Adriana Rosa was MDTC's Dance Captain until 2008. While she no longer performs with the Company, she remains involved as Education and Outreach Coordinator. Adriana performs a Tunisian scarf dance. (Photo by Lina Jang)
I saw my first live performance of Middle Eastern dance in Aruba at one of the tourist hotels, and knew then that I wanted to study this art form. Back in New York, my search for a beginner Middle Eastern dance class brought me to the YWCA, with Lettie Castilow (Mish Mish B’int Amira) as the instructor, who just happened to be a performer with the Ibrahim Farrah Near East Dance Group, a world-renowned Middle Eastern dance company.
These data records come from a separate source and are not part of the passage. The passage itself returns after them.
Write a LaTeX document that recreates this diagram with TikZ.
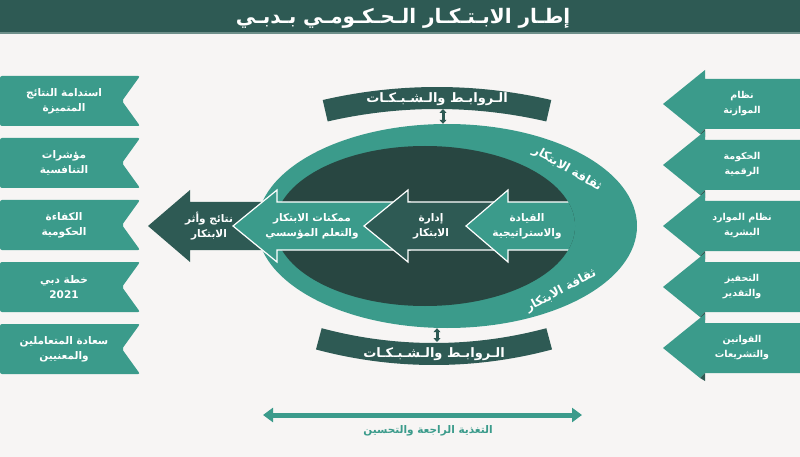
\documentclass[tikz,border=0pt]{standalone}
\usepackage{fontspec}
\newfontfamily\arabicfont[Script=Arabic]{DejaVu Sans}
\TeXXeTstate=1
\usetikzlibrary{arrows.meta, positioning, shapes.geometric}
\definecolor{framebg}{HTML}{F7F5F4}
\definecolor{frameteal}{HTML}{3B9B8B}
\definecolor{framedark}{HTML}{2E5A54}
\definecolor{framedeep}{HTML}{284641}
\definecolor{frameline}{HTML}{6E8F8A}
\newcommand{\artext}[1]{\beginR#1\endR}

\begin{document}
\begin{tikzpicture}[x=1pt, y=-1pt,
    every node/.style={font=\arabicfont\bfseries\fontsize{10.5}{15}\selectfont, text=white, align=center, inner sep=1pt},
    sidebox/.style={fill=frameteal, rounded corners=2pt},
    foldtip/.style={fill=framedark},
    flowarrow/.style={draw=white, line width=1.2pt, line join=miter},
    band/.style={fill=framedark},
    link/.style={draw=framedark, line width=3pt, {Triangle[width=7pt,length=4pt]}-{Triangle[width=7pt,length=4pt]}},
    feedback/.style={draw=frameteal, line width=5pt, {Triangle[width=14pt,length=10pt]}-{Triangle[width=14pt,length=10pt]}}]
    \useasboundingbox (0,0) rectangle (800,457);
    \fill[framebg] (0,0) rectangle (800,457);

    % header
    \fill[framedark] (0,0) rectangle (800,32);
    \fill[frameline] (0,32) rectangle (800,34);
    \node[font=\arabicfont\bfseries\fontsize{20}{24}\selectfont] (title) at (403,18) {\artext{إطـار الابـتـكـار الـحـكـومـي بـدبـي}};

    % results on the left
    \foreach \cy/\txt [count=\i] in {101/{\artext{استدامة النتائج}\\\artext{المتميزة}},
        163/{\artext{مؤشرات}\\\artext{التنافسية}},
        225/{\artext{الكفاءة}\\\artext{الحكومية}},
        287/{\artext{خطة دبي}\\2021},
        349/{\artext{سعادة المتعاملين}\\\artext{والمعنيين}}} {
      \fill[sidebox] (0,\cy-25) -- (140,\cy-25) -- (122,\cy) -- (140,\cy+25) -- (0,\cy+25) -- cycle;
      \node (goal\i) at (64,\cy) {\txt};
    }

    % enablers on the right
    \foreach \cy/\txt [count=\i] in {104/{\artext{نظام}\\\artext{الموازنة}},
        165/{\artext{الحكومة}\\\artext{الرقمية}},
        226/{\artext{نظام الموارد}\\\artext{البشرية}},
        287/{\artext{التحفيز}\\\artext{والتقدير}},
        348/{\artext{القوانين}\\\artext{والتشريعات}}} {
      \fill[sidebox, rounded corners=0pt] (800,\cy-25) -- (705,\cy-25) -- (705,\cy-34) -- (663,\cy) -- (700,\cy+30) -- (705,\cy+25) -- (800,\cy+25) -- cycle;
      \fill[foldtip] (700,\cy+30) -- (705,\cy+25) -- (705,\cy+33) -- cycle;
      \node[font=\arabicfont\bfseries\fontsize{9.5}{15}\selectfont] (system\i) at (742,\cy) {\txt};
    }

    % culture ellipse
    \node[ellipse, fill=frameteal, inner sep=0pt, minimum width=380, minimum height=204] (outer) at (447,226) {};
    \fill[framedeep] (425,226) ellipse [x radius=150, y radius=80];
    \node[rotate=-30, font=\arabicfont\bfseries\fontsize{12}{14}\selectfont] (culturetop) at (567,169) {\artext{ثقافة الابتكار}};
    \node[rotate=28, font=\arabicfont\bfseries\fontsize{12}{14}\selectfont] (culturebot) at (561,291) {\artext{ثقافة الابتكار}};

    % flow of arrows
    \fill[framedark] (148,226) -- (190,190) -- (190,202) -- (290,202) -- (290,250) -- (190,250) -- (190,262) -- cycle;
    \filldraw[flowarrow, fill=frameteal] (233,226) -- (277,190) -- (277,202) -- (410,202) -- (410,250) -- (277,250) -- (277,262) -- cycle;
    \filldraw[flowarrow, fill=framedark] (364,226) -- (408,190) -- (408,202) -- (500,202) -- (500,250) -- (408,250) -- (408,262) -- cycle;
    \begin{scope}
      \clip (425,226) ellipse [x radius=150, y radius=80];
      \filldraw[flowarrow, fill=frameteal] (466,226) -- (508,190) -- (508,202) -- (620,202) -- (620,250) -- (508,250) -- (508,262) -- cycle;
    \end{scope}
    \node (outcome) at (209,226) {\artext{نتائج وأثر}\\\artext{الابتكار}};
    \node (enabler) at (312,226) {\artext{ممكنات الابتكار}\\\artext{والتعلم المؤسسي}};
    \node (manage) at (431,226) {\artext{إدارة}\\\artext{الابتكار}};
    \node (lead) at (527,226) {\artext{القيادة}\\\artext{والاستراتيجية}};

    % links and networks
    \fill[band] ([shift={(437,595)}]257:508) arc[start angle=257, end angle=283, radius=508] -- ([shift={(437,595)}]283:486) arc[start angle=283, end angle=257, radius=486] -- cycle;
    \node[font=\arabicfont\bfseries\fontsize{13}{15}\selectfont] (linkstop) at (437,99) {\artext{الـروابـط والـشـبـكـات}};
    \fill[band] ([shift={(434,-91)}]75:434) arc[start angle=75, end angle=105, radius=434] -- ([shift={(434,-91)}]105:456) arc[start angle=105, end angle=75, radius=456] -- cycle;
    \node[font=\arabicfont\bfseries\fontsize{13}{15}\selectfont] (linksbot) at (434,354) {\artext{الـروابـط والـشـبـكـات}};
    \coordinate (topgap) at (443,109);
    \coordinate (botgap) at (437,342);
    \draw[link] (topgap) -- (topgap |- outer.north);
    \draw[link] (botgap |- outer.south) -- (botgap);

    % feedback
    \coordinate (fbleft) at (263,415);
    \coordinate (fbright) at (582,415);
    \draw[feedback] (fbleft) -- (fbright);
    \node[text=frameteal, font=\arabicfont\bfseries\fontsize{10.5}{12}\selectfont] (fblabel) at (428,431) {\artext{التغذية الراجعة والتحسين}};
\end{tikzpicture}
\end{document}
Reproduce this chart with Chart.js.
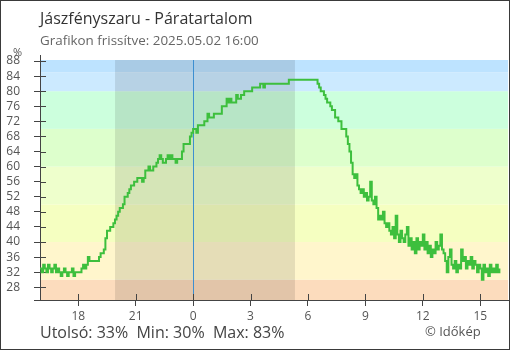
<!DOCTYPE html>
<html lang="hu">
<head>
<meta charset="utf-8">
<title>Jászfényszaru - Páratartalom</title>
<script src="https://cdn.jsdelivr.net/npm/chart.js@4/dist/chart.umd.min.js"></script>
<style>
  html, body { margin: 0; padding: 0; background: #fff; }
  #wrap {
    position: relative; width: 510px; height: 350px; overflow: hidden;
    font-family: "Open Sans", "Noto Sans", sans-serif;
  }
  #frame {
    position: absolute; left: 0; top: 0; width: 510px; height: 350px;
    box-sizing: border-box; border: 1px solid #3a3a3a; pointer-events: none;
  }
  #chart { position: absolute; left: 0; top: 0; }
  .txt { position: absolute; white-space: nowrap; line-height: 1; }
  #title { left: 40px; top: 10px; font-size: 16px; color: #333; }
  #sub { left: 40px; top: 34px; font-size: 13.4px; color: #666; }
  #unit { left: 13px; top: 46px; font-size: 11px; color: #555; }
  #stats { left: 40px; top: 324px; font-size: 16px; color: #444; }
  #copy { left: 425px; top: 325px; font-size: 13px; color: #555; }
</style>
</head>
<body>
<div id="wrap">
  <canvas id="chart" width="510" height="350"></canvas>
  <div class="txt" id="title">Jászfényszaru - Páratartalom</div>
  <div class="txt" id="sub">Grafikon frissítve: 2025.05.02 16:00</div>
  <div class="txt" id="unit">%</div>
  <div class="txt" id="stats"></div>
  <div class="txt" id="copy">© Időkép</div>
  <div id="frame"></div>
</div>
<script>
// Relative humidity (%) every 5 minutes, from 16:00 yesterday to 16:00 today.
// Hours are counted from midnight, so yesterday 16:00 is -8.
const startHour = -8;
const stepMinutes = 5;
const humidity = [
  33,32,34,33,32,34,33,32,33,34,32,33,   // 16:00
  32,31,32,33,32,31,32,32,33,31,32,32,   // 17:00
  32,32,33,34,33,34,36,35,35,35,35,35,   // 18:00
  35,36,37,37,38,41,43,43,44,44,45,46,   // 19:00
  47,48,49,49,50,52,52,53,54,55,55,56,   // 20:00
  56,57,57,57,56,57,59,59,60,59,59,60,   // 21:00
  60,61,62,63,62,61,61,62,63,62,63,62,   // 22:00
  62,61,62,62,62,64,66,66,66,66,68,69,   // 23:00
  70,70,69,71,71,71,71,72,72,74,73,73,   // 00:00
  73,74,74,74,74,74,76,76,76,78,77,78,   // 01:00
  77,77,77,79,78,78,79,79,80,80,80,80,   // 02:00
  80,81,81,81,81,81,82,82,81,82,82,82,   // 03:00
  82,82,82,82,82,82,82,82,82,82,82,82,   // 04:00
  83,83,83,83,83,83,83,83,83,83,83,83,   // 05:00
  83,83,83,83,83,83,82,81,80,80,79,78,   // 06:00
  77,77,76,75,75,73,73,72,72,70,70,70,   // 07:00
  68,66,64,61,58,57,58,55,54,53,54,52,   // 08:00
  53,51,52,56,51,50,52,49,46,47,46,48,   // 09:00
  45,44,45,43,42,44,41,47,42,40,43,41,   // 10:00
  40,42,44,39,41,38,40,37,41,38,40,39,   // 11:00
  42,38,40,37,39,36,38,37,40,38,39,42,   // 12:00
  38,37,35,32,36,38,34,33,35,32,34,33,   // 13:00
  38,35,36,33,35,34,36,33,35,34,32,34,   // 14:00
  33,30,34,32,33,31,34,32,33,32,34,32,   // 15:00
  33                                      // 16:00
];

// Axis ticks
const xTicks = [-6, -3, 0, 3, 6, 9, 12, 15];
const xTickLabels = ['18', '21', '0', '3', '6', '9', '12', '15'];
const yTicks = [28, 32, 36, 40, 44, 48, 52, 56, 60, 64, 68, 72, 76, 80, 84, 88];

// Humidity colour bands: [from %, to %, colour]
const bandFrom = [0, 30, 40, 50, 60, 70, 80, 85];
const bandTo   = [30, 40, 50, 60, 70, 80, 85, 100];
const bandColors = ['#fcdcbd', '#fff6cc', '#f5ffc1', '#eeffcc', '#ddffcc', '#ccffdd', '#cceaff', '#bde3ff'];

// Night (sunset yesterday to sunrise today), in hours from midnight
const nightStart = -4.08;
const nightEnd = 5.32;

const points = humidity.map((v, i) => ({ x: startHour + i * stepMinutes / 60, y: v }));

// Summary line under the chart
const last = humidity[humidity.length - 1];
const minV = Math.min(...humidity);
const maxV = Math.max(...humidity);
document.getElementById('stats').textContent =
  'Utolsó: ' + last + '%\u00a0\u00a0Min: ' + minV + '%\u00a0\u00a0Max: ' + maxV + '%';

const AXIS = '#444';

const backdrop = {
  id: 'backdrop',
  beforeDraw(chart) {
    const { ctx, chartArea: a, scales: { x, y } } = chart;
    ctx.save();
    ctx.beginPath();
    ctx.rect(a.left, a.top, a.right - a.left, a.bottom - a.top);
    ctx.clip();
    for (let i = 0; i < bandColors.length; i++) {
      const top = y.getPixelForValue(bandTo[i]);
      const bot = y.getPixelForValue(bandFrom[i]);
      ctx.fillStyle = bandColors[i];
      ctx.fillRect(a.left, top, a.right - a.left, bot - top);
    }
    const n0 = x.getPixelForValue(nightStart);
    const n1 = x.getPixelForValue(nightEnd);
    ctx.fillStyle = 'rgba(0,0,0,0.1)';
    ctx.fillRect(n0, a.top, n1 - n0, a.bottom - a.top);
    ctx.restore();
  },
  beforeDatasetsDraw(chart) {
    const { ctx, chartArea: a, scales: { x, y } } = chart;
    ctx.save();
    // midnight marker
    const mx = Math.round(x.getPixelForValue(0)) + 0.5;
    ctx.strokeStyle = '#3d8fd1';
    ctx.lineWidth = 1;
    ctx.beginPath();
    ctx.moveTo(mx, a.top);
    ctx.lineTo(mx, a.bottom);
    ctx.stroke();
    // tick marks continue a little into the plot
    ctx.strokeStyle = AXIS;
    ctx.beginPath();
    yTicks.forEach(v => {
      const py = Math.round(y.getPixelForValue(v)) + 0.5;
      ctx.moveTo(a.left, py);
      ctx.lineTo(a.left + 6, py);
    });
    xTicks.forEach(v => {
      const px = Math.round(x.getPixelForValue(v)) + 0.5;
      ctx.moveTo(px, a.bottom);
      ctx.lineTo(px, a.bottom - 6);
    });
    // axis lines run slightly past the plot corner
    const lx = Math.round(a.left) + 0.5;
    ctx.moveTo(lx, a.top);
    ctx.lineTo(lx, a.top - 5);
    const by = Math.round(a.bottom) + 0.5;
    ctx.moveTo(a.left, by);
    ctx.lineTo(a.left - 6, by);
    ctx.stroke();
    ctx.restore();
  }
};

new Chart(document.getElementById('chart'), {
  type: 'line',
  data: {
    datasets: [{
      data: points,
      borderColor: '#3dbf3d',
      borderWidth: 2,
      pointRadius: 0,
      stepped: true,
      fill: false
    }]
  },
  options: {
    responsive: false,
    animation: false,
    events: [],
    layout: { padding: { top: 60, right: 2, left: 0, bottom: 0 } },
    plugins: { legend: { display: false }, tooltip: { enabled: false }, title: { display: false } },
    scales: {
      x: {
        type: 'linear',
        min: -8,
        max: 16.45,
        afterFit(scale) { scale.height = 50; },
        afterBuildTicks(scale) { scale.ticks = xTicks.map(v => ({ value: v })); },
        ticks: {
          autoSkip: false,
          maxRotation: 0,
          padding: 3,
          color: '#555',
          font: { family: 'Open Sans', size: 12 },
          callback: (v, i) => xTickLabels[i]
        },
        grid: { drawOnChartArea: false, drawTicks: true, tickLength: 6, color: AXIS },
        border: { display: true, color: AXIS }
      },
      y: {
        type: 'linear',
        min: 24.63,
        max: 88.27,
        afterFit(scale) { scale.width = 40; },
        afterBuildTicks(scale) { scale.ticks = yTicks.map(v => ({ value: v })); },
        ticks: {
          autoSkip: false,
          padding: 14,
          color: '#555',
          font: { family: 'Open Sans', size: 12 },
          callback: v => String(v)
        },
        grid: { drawOnChartArea: false, drawTicks: true, tickLength: 6, color: AXIS },
        border: { display: true, color: AXIS }
      }
    }
  },
  plugins: [backdrop]
});
</script>
</body>
</html>
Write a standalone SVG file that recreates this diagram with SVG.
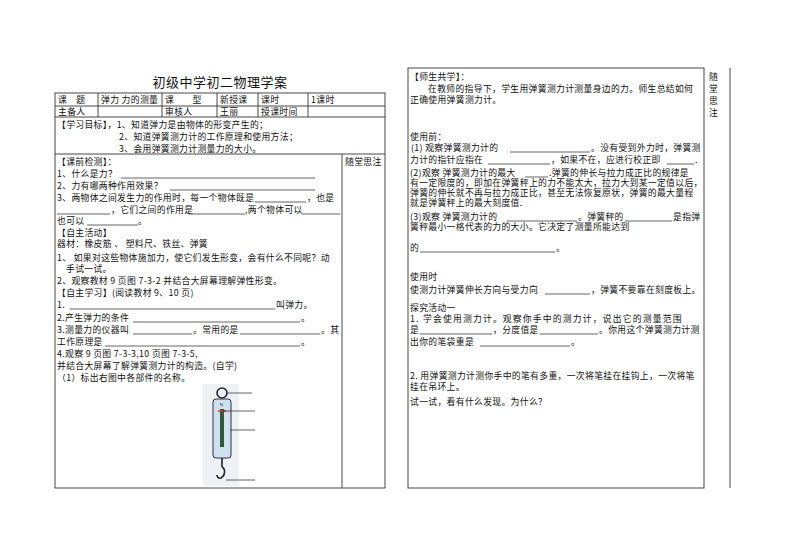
<svg xmlns="http://www.w3.org/2000/svg" width="794" height="560" viewBox="0 0 794 560">
<style>
text{font-family:"Noto Sans CJK SC","Liberation Sans",sans-serif;font-size:8.8px;letter-spacing:0.35px;fill:#111}
.t{font-size:13px;letter-spacing:0.5px}
.b{stroke:#333;stroke-width:0.9;fill:none}
.u{stroke:#222;stroke-width:0.7}
</style>
<rect width="794" height="560" fill="#fff"/>
<g id="left-sheet">
<text class="t" x="220" y="87" text-anchor="middle">初级中学初二物理学案</text>
<rect class="b" x="55" y="93" width="330" height="395"/>
<line class="b" x1="55" y1="106" x2="385" y2="106"/>
<line class="b" x1="55" y1="117" x2="385" y2="117"/>
<line class="b" x1="55" y1="154" x2="385" y2="154"/>
<path class="b" d="M98 93V117M162 93V117M217 93V117M258 93V117M308 93V117M342 154V488"/>
<text x="58" y="103">课　题</text><text x="101" y="103">弹力 力的测量</text><text x="165" y="103">课　　型</text><text x="220" y="103">新授课</text><text x="261" y="103">课时</text><text x="311" y="103">1课时</text>
<text x="58" y="115">主备人</text><text x="165" y="115">审核人</text><text x="220" y="115">王丽</text><text x="261" y="115">授课时间</text>
<text x="57" y="128">【学习目标】，1、知道弹力是由物体的形变产生的；</text>
<text x="119" y="140">2、知道弹簧测力计的工作原理和使用方法；</text>
<text x="119" y="152">3、会用弹簧测力计测量力的大小。</text>
<text x="345" y="165">随堂思注</text>
<text x="57" y="165">【课前检测】：</text>
<text x="57" y="177">1、什么是力？</text><line class="u" x1="121" y1="178" x2="315" y2="178"/>
<text x="57" y="189">2、力有哪两种作用效果？</text><line class="u" x1="170" y1="190" x2="315" y2="190"/>
<text x="57" y="201">3、两物体之间发生力的作用时，每一个物体既是</text><line class="u" x1="255" y1="202" x2="306" y2="202"/><text x="307" y="201">，也是</text>
<line class="u" x1="57" y1="214" x2="110" y2="214"/><text x="111" y="213">，它们之间的作用是</text><line class="u" x1="189" y1="214" x2="245" y2="214"/><text x="245" y="213">,两个物体可以</text><line class="u" x1="302" y1="214" x2="340" y2="214"/>
<text x="57" y="224">也可以</text><line class="u" x1="87" y1="225" x2="138" y2="225"/><text x="138" y="224">。</text>
<text x="57" y="236">【自主活动】</text>
<text x="57" y="247">器材：橡皮筋 、 塑料尺、铁丝、弹簧</text>
<text x="57" y="261">1、 如果对这些物体施加力，使它们发生形变，会有什么不同呢？动</text>
<text x="66" y="272">手试一试。</text>
<text x="57" y="284">2、观察教材 9 页图 7-3-2 并结合大屏幕理解弹性形变。</text>
<text x="57" y="296">【自主学习】(阅读教材 9、10 页)</text>
<text x="57" y="308">1.</text><line class="u" x1="70" y1="309" x2="275" y2="309"/><text x="276" y="308">叫弹力。</text>
<text x="57" y="321">2.产生弹力的条件</text><line class="u" x1="133" y1="322" x2="300" y2="322"/><text x="301" y="321">。</text>
<text x="57" y="333">3.测量力的仪器叫</text><line class="u" x1="133" y1="334" x2="192" y2="334"/><text x="193" y="333">。常用的是</text><line class="u" x1="240" y1="334" x2="320" y2="334"/><text x="321" y="333">。其</text>
<text x="57" y="345">工作原理是</text><line class="u" x1="105" y1="346" x2="300" y2="346"/><text x="301" y="345">。</text>
<text x="57" y="357">4.观察 9 页图 7-3-3,10 页图 7-3-5,</text>
<text x="57" y="369">并结合大屏幕了解弹簧测力计的构造。(自学)</text>
<text x="57" y="381">（1）标出右图中各部件的名称。</text>
</g>
<g id="spring-scale">
<rect x="203" y="384" width="36" height="102" fill="#eef1f4"/>
<circle cx="222" cy="393" r="5" fill="none" stroke="#223" stroke-width="1.6"/>
<rect x="213" y="399" width="18" height="59" rx="3" fill="#cfe0ee" stroke="#334" stroke-width="1"/>
<rect x="220" y="409" width="4" height="38" fill="#2c5a3a"/>
<line x1="218" y1="411" x2="226" y2="411" stroke="#d33" stroke-width="1.5"/>
<text x="220" y="406" style="font-size:4px;letter-spacing:0;font-family:'Liberation Sans',sans-serif">N</text>
<path d="M222 458V467M222 467c4 2 3 9-1 11c-3 1-4-2-4-3" fill="none" stroke="#223" stroke-width="1.6"/>
<path class="u" d="M228 393H252M223 411H255M230 430H255M226 480H255"/>
</g>
<g id="right-sheet">
<rect class="b" x="408" y="68" width="296" height="420"/>
<line class="b" x1="730" y1="68" x2="730" y2="488"/>
<text x="709" y="80">随</text><text x="709" y="92">堂</text><text x="709" y="104">思</text><text x="709" y="116">注</text>
<text x="410" y="80">【师生共学】：</text>
<text x="428" y="92">在教师的指导下，学生用弹簧测力计测量身边的力。师生总结如何</text>
<text x="410" y="103">正确使用弹簧测力计。</text>
<text x="410" y="140">使用前：</text>
<text x="411" y="151">(1) 观察弹簧测力计的</text><line class="u" x1="510" y1="152" x2="590" y2="152"/><text x="591" y="151">。没有受到外力时，弹簧测</text>
<text x="410" y="163">力计的指针应指在</text><line class="u" x1="488" y1="164" x2="550" y2="164"/><text x="551" y="163">，如果不在，应进行校正即</text><line class="u" x1="667" y1="164" x2="694" y2="164"/><text x="695" y="163">.</text>
<text x="410" y="176">(2)观察 弹簧测力计的最大</text><line class="u" x1="525" y1="177" x2="548" y2="177"/><text x="549" y="176">.弹簧的伸长与拉力成正比的规律是</text>
<text x="410" y="186">有一定限度的，即加在弹簧秤上的力不能太大，拉力大到某一定值以后，</text>
<text x="410" y="196">弹簧的伸长就不再与拉力成正比，甚至无法恢复原状，弹簧的最大量程</text>
<text x="410" y="206">就是弹簧秤上的最大刻度值.</text>
<text x="410" y="220">(3)观察 弹簧测力计的</text><line class="u" x1="507" y1="221" x2="577" y2="221"/><text x="578" y="220">。弹簧秤的</text><line class="u" x1="625" y1="221" x2="672" y2="221"/><text x="673" y="220">是指弹</text>
<text x="410" y="230">簧秤最小一格代表的力的大小。它决定了测量所能达到</text>
<text x="410" y="251">的</text><line class="u" x1="420" y1="252" x2="555" y2="252"/><text x="556" y="251">。</text>
<text x="410" y="280">使用时</text>
<text x="410" y="293">使测力计弹簧伸长方向与受力向</text><line class="u" x1="545" y1="294" x2="590" y2="294"/><text x="591" y="293">，弹簧不要靠在刻度板上。</text>
<text x="410" y="311">探究活动一</text>
<text x="410" y="322" style="letter-spacing:1.2px">1. 学会使用测力计。观察你手中的测力计，说出它的测量范围</text>
<text x="410" y="333">是</text><line class="u" x1="420" y1="334" x2="492" y2="334"/><text x="493" y="333">，分度值是</text><line class="u" x1="540" y1="334" x2="598" y2="334"/><text x="599" y="333">。你用这个弹簧测力计测</text>
<text x="410" y="345">出你的笔袋重是</text><line class="u" x1="480" y1="346" x2="570" y2="346"/><text x="571" y="345">。</text>
<text x="410" y="379">2. 用弹簧测力计测你手中的笔有多重，一次将笔挂在挂钩上，一次将笔</text>
<text x="410" y="390">挂在吊环上。</text>
<text x="410" y="405">试一试，看有什么发现。为什么？</text>
</g>
</svg>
Since I was looking to challenge myself, I was really surprised and pleased to discover how complex this art form is and how difficult it is to do well. Every part of the body comes into play including hair, head, fingers, chest, hips, and torso. The movements can be strong, dramatic, fluid, at times masculine, and graceful all at once. To master this dance with proficiency, it is critical to isolate one’s movements.
The folkloric dance traditions of the Middle East have always been my favorites. I love the layers of colorful costumes with the hip sashes and sparkling, draping adornments that show off the body’s movements in a lively, captivating manner. If I had to pick one particular folkloric style as my favorite, it would be Egyptian sai’idi because of the hypnotic rhythms of the music that touch me in the core of my being.
The challenges that I face as a performing artist are what keep it exciting. One must be mindful of so many things at once: remembering choreography (obviously!); knowing how to be graceful and composed when the inevitable mistakes happen; relating to the audience and to other dancers; conveying the appropriate emotions and expressions that fit the choreography and the music. These challenges I keep in mind are important in keeping the audience engaged.
Mosaic has given me the enjoyable opportunity to perform on stage, especially in complex group choreographies where each performer is relating to and in sync with the other dancers.